Canon EOS 5D Mark III
- 22.3-million-pixel CMOS sensor
- 61-point AF system
- ISO 100-25,600, expandable to ISO 50-102,400
It’s one of the most popular DSLRs of all time for a reason. The Canon EOS 5D Mark II is a no-brainer upgrade over the Mark II and is an all-around excellent piece of kit.
Borrowing its 61-point AF system from the EOS-1DX, the 5D Mark III was the model to bring the 5D series firmly into the realm of the professional photographer.
With a 63-zone metering system, Canon’s Digic 5+ processor and an expandable sensitivity range of ISO 50-102,400, the EOS 5D Mark III is a truly versatile performer and a great addition to any photographer’s stable.
Price: £5,200 (body only)
- 16.2-million-pixel, FX (full-frame) CMOS sensor
- 11fps shooting with AF and metering
- ISO 50-409,600
For professional photojournalists, the only real choice has always been between the various Canon EOS 1D variants, and the single-digit Nikons. The latest and greatest of these is the D4S.
The D4S shares the same 16.2-million-pixel, full-frame (36×23.9mm) CMOS sensor as the original D4, but now features the new Expeed 4 processor, offering and ISO range extended to 409,600 and 11fps shooting with AF and metering.

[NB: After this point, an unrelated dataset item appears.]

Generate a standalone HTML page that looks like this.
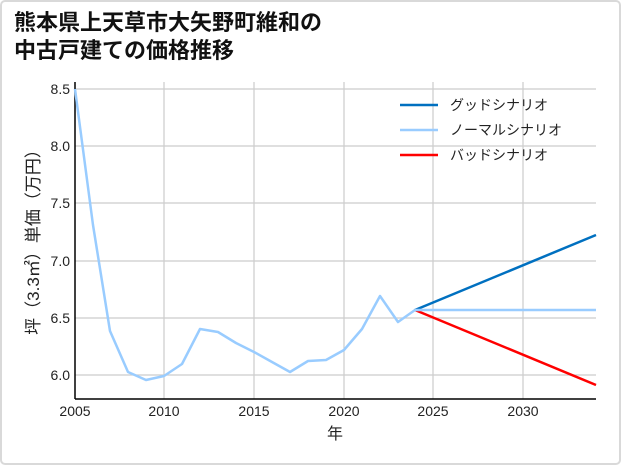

The build quality is of the highest standard demanded by the world’s top professionals. This is a camera that will never, ever, let you down.
- 36.3-million-pixel, full-frame (FX-format) sensor
- ISO sensitivity range of 64-12,800 (extendable to 32-51,200)
- New S Raw format, a 9-million-pixel, uncompressed 12-bit raw file
Being the first full-frame DSLR to do without an optical low-pass filter, the Nikon D810 wrings the maximum amount of detail out of its impressive 36.3-million-pixel resolution.
It also performs well in low light thanks to its native ISO sensitivity of 64, and the fast 51-point AF will be welcomed by the enthusiast wildlife photographer.
There’s also highlight priority metering, which makes the most of the sensor’s hige dynamic range, and a quiet well-damped shutter that reduces image blur due to vibrations.
Price: £6,800 (body only)
- 51.4-million-pixel medium-format-sized CMOS sensor
- 27-point AF system
- 7.7cm (3.2in) tilting 1037K-dot LCD monitor
For those times when even a full-frame DSLR isn’t enough, Pentax offers the ultimate in high-resolution digital photography. With a 51.4-megapixel sensor measuring 44mm x 33mm the 645Z is like nothing you’ve used before.
Most medium-format digital cameras are intended for use in a studio environment, but the 645Z has Pentax’s usual fully weatherproof body and a range of matching lenses, so you can take it outdoors too.
Despite costing nearly £7000, at less than half of the price of the next-cheapest digital medium format camera the 645Z is actually a bit of a bargain. As an alternative to a full-frame DSLR it’s well worth a look.
Sony Alpha 99
Price: £2,300 (body only)
- 24.3-million-pixel, full-frame, Exmor CMOS sensor
- 3in, 1,228k-dot articulated LCD screen
- Hybrid dual AF system
The Alpha 99, a few years old now, was released as Sony’s replacement for its highly regarded A900 full-frame DSLR. Using the company’s proprietary translucent mirror technology, it’s just over half the weight of the Nikon D4S or Canon EOS 1DX.
Internally the A99 features a 24.3-million-pixel, full-frame, Exmor CMOS sensor. It has an unusual AF system, with 102 phase-detection points on the main sensor, as well as a 19-point phase-detection AF sensor.
While Sony may be a relative newcomer to full-frame cameras, the A99 excels in image quality, features and handling, and is half the price of its main rivals.